Hemenway’s, located in downtown Providence on S. Main Street, not only features a captivating view of the Providence River and the city itself, but also extremely fresh, well-executed seafood and impeccable service. The restaurant is a popular, longtime dining staple that never seems to garner the headlines that the city’s Italian restaurants do. But make no mistake – this is one of Providence’s most enjoyable and reasonably priced dining experiences.
The glass-enclosed, multi-level restaurant is enormous, with a massive bar sitting on the elevated top floor, while general seating is on the main lower floor. Blue and pink fluorescent lights shine across the room while murals of fishing vessels adorn the walls. The ambience is warm and inviting, and has old school appeal with a slightly modern feel. Given the space’s vaulted ceilings, one would expect awful acoustics, but conversation is easy.
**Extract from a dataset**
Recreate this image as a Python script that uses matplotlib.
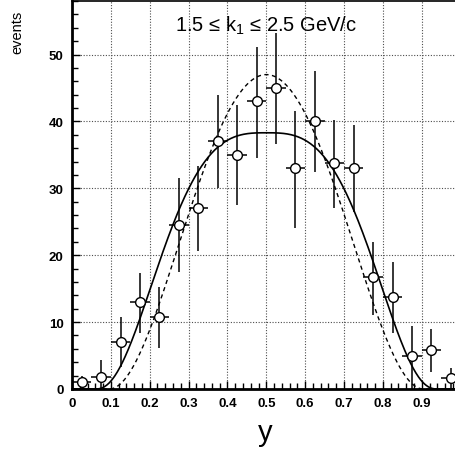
import numpy as np
import matplotlib
matplotlib.use("Agg")
import matplotlib.pyplot as plt
from matplotlib.ticker import MultipleLocator

# measured rapidity distribution (bin centres, counts, errors)
y_bins = [0.025, 0.075, 0.125, 0.175, 0.225, 0.275, 0.325, 0.375, 0.425, 0.475,
          0.525, 0.575, 0.625, 0.675, 0.725, 0.775, 0.825, 0.875, 0.925, 0.975]
events = [1.0, 1.8, 7.0, 13.0, 10.8, 24.5, 27.0, 37.0, 35.0, 43.0,
          45.0, 33.0, 40.0, 33.8, 33.0, 16.7, 13.7, 5.0, 5.8, 1.6]
err_lo = [1.0, 1.8, 3.7, 4.6, 4.7, 7.0, 6.3, 7.0, 7.5, 8.4,
          8.4, 9.0, 7.5, 6.7, 6.5, 5.6, 5.4, 5.0, 3.3, 1.6]
err_hi = [1.0, 2.5, 3.7, 4.4, 4.5, 7.0, 6.3, 7.0, 7.5, 8.1,
          8.2, 8.5, 7.5, 6.4, 6.4, 5.2, 5.3, 4.4, 3.2, 1.6]
bin_half = 0.025

# fit curves: A * (1 - |u|^p)^n, u = (y - y0) / w
solid_fit = dict(A=38.3, y0=0.5, w=0.44, p=3.0, n=2.5)
dashed_fit = dict(A=47.0, y0=0.5, w=0.405, p=2.0, n=2.1)


def fit_curve(y, A, y0, w, p, n):
    u = np.abs((y - y0) / w)
    base = np.clip(1.0 - u**p, 0.0, None)
    return A * base**n


plt.rcParams['font.family'] = ['Liberation Sans', 'DejaVu Sans']

fig = plt.figure(figsize=(4.56, 4.52), dpi=100)
ax = fig.add_axes([72/456, 62/452, 388.6/456, 388/452])

yy = np.linspace(0, 1, 600)
ax.plot(yy, fit_curve(yy, **solid_fit), color="black", lw=1.2, zorder=3)
ax.plot(yy, fit_curve(yy, **dashed_fit), color="black", lw=1.0,
        ls=(0, (3, 2.5)), zorder=3)

ax.errorbar(y_bins, events, yerr=[err_lo, err_hi], xerr=bin_half,
            fmt="o", ms=7, mfc="white", mec="black", mew=1.0,
            ecolor="black", elinewidth=1.1, capsize=0, zorder=4)

ax.set_xlim(0, 1)
ax.set_ylim(0, 58)
ax.xaxis.set_major_locator(MultipleLocator(0.1))
ax.xaxis.set_minor_locator(MultipleLocator(0.02))
ax.yaxis.set_major_locator(MultipleLocator(10))
ax.yaxis.set_minor_locator(MultipleLocator(2))
ax.set_xticks(np.arange(0, 1.0, 0.1))
ax.set_xticklabels(["0"] + ["%.1f" % v for v in np.arange(0.1, 0.95, 0.1)])

ax.grid(True, which="major", ls=(0, (1, 1.5)), color="0.3", lw=0.8)
ax.tick_params(which="both", direction="in", top=False, right=False,
               labelsize=9.5, width=1.0)
ax.tick_params(which="major", length=6, pad=6)
ax.tick_params(which="minor", length=4)
for lab in ax.get_xticklabels() + ax.get_yticklabels():
    lab.set_fontweight("bold")

ax.spines["right"].set_visible(False)
ax.spines["left"].set_linewidth(2.0)
ax.spines["bottom"].set_linewidth(2.0)
ax.spines["top"].set_linewidth(1.2)

ax.text(0.5, 54.5, "1.5 \u2264 k$_\\mathregular{1}$ \u2264 2.5 GeV/c",
        ha="center", va="center", fontsize=14.5)
fig.text(17/456, 1 - 11/452, "events", rotation=90, ha="center", va="top",
         fontsize=10.5)
fig.text(265/456, 1 - 433/452, "y", ha="center", va="center", fontsize=21)

fig.savefig("out.png", dpi=100)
Large, visually appealing trays of stuffed lobster float by in droves, the wonderful aromas lingering as our stomachs growl.
While the selection of fish is surprisingly slim and veers towards the traditional (salmon, schrod, swordfish), the quality of the fish is undeniably extraordinary. And it should be based on Hemenway’s partnership with local purveyor Foley Fish, out of New Bedford, which purchases one and two day fish in lieu of their competitors’ customary purchase of four day fish. Crab and lobster cakes ($15) are tender and packed with generous chunks of meat, nicely paired with a spicy chipotle aioli, small chunks of bacon and corn succotash. Even better are eight addictive, massive bacon and scallion wrapped scallops ($17) served with a spicy Asian slaw and soy ginger dipping sauce. A cup of Hemenway’s award-winning clam chowder ($6) is what New England chowda ought to be: rich, creamy, hearty, and packed to the gills with fish. Perfectly comforting on a chilly spring evening.
Entrees also deliver, including (yet another) heaping portion of high grade, rare, sesame seared tuna ($31), accompanied by sriracha aioli, soy ginger sauce, sticky white rice, and seaweed salad. It may not be innovative given its simplicity, but it’s simply delicious. Also memorable is a seafood paella brimming with those incredibly plump scallops, swordfish, chorizo, clams, mussels, pimentos, and of course, saffron rice. It’s as solid a rendering of the classic Spanish dish that I’ve had in some time. A house special of spicy BBQ salmon accompanied by wonderfully caramelized Brussel sprouts with bacon showcases the kitchen’s willingness to extend itself creatively all the while perfectly executing on seasoning and technique.
Desserts ($9) were solid, if not as strong as the preceding seafood. Hemenway’s Brulee Our Way featured a trio of cherry, chocolate, and coconut flavors (although our friends swore the last one was vanilla). A chocolate peanut butter trifle, while dense and rich, lacked distinct peanut butter flavor aside from a faint crunch at the bottom of the bowl. French press coffee was a welcomed gesture.
Expect exceptional service at Hemenway’s, including a friendly, attentive waitstaff that always appears to be in synch with one another. They seamlessly tended to every unfilled water glass, finished plate, and dairy allergy. When my wife’s inquiry on the crab and lobster cakes was responded to, our server proactively proceeded to explain that their house balsamic also contained cheese and therefore should be substituted. He was engaging yet highly polished, knowledgeable of the entire menu, and confident and insightful with his recommendations, including a wildly inventive cocktail called the Smokey Mule ($11), a subtly sweet, smoky, spicy concoction consisting of lime and ginger infused Hammer & Sickle vodka, simply syrup, jalapeno, and scotch wash. My wife’s hibiscus bellini ($10) featuring Mionetto prosecco and jasmine liquer was also refreshing.
Hemenway’s has also been recognized by Wine Spectator for its extensive, yet reasonably priced wine program, which featured almost two dozen glasses alone by the glass including a Louis Martini Cabernet ($10). Other values by the bottle include and Argentinian Don Rabolifo Malbec ($32), a Hayman & Hill Meritage (Monterey, CA, $30), and Napa’s Avalon Cabernet ($40). Wine connoisseurs willing to dole out a pretty penny can splurge for the renowned Caymus Special Edition Cab at $275.
Given its prime location (and three hour complimentary garage valet parking!), well-executed fare, and exceptional service, Hemenway’s proved to be a surprise hit. A quick piece of advice for those who swear to dine exclusively on Federal Hill: don’t underestimate one of Providence’s premiere seafood establishments. There’s nothing fishy going on at Hemenway’s, and that is the highest compliment one can pay to a seafood restaurant of this caliber.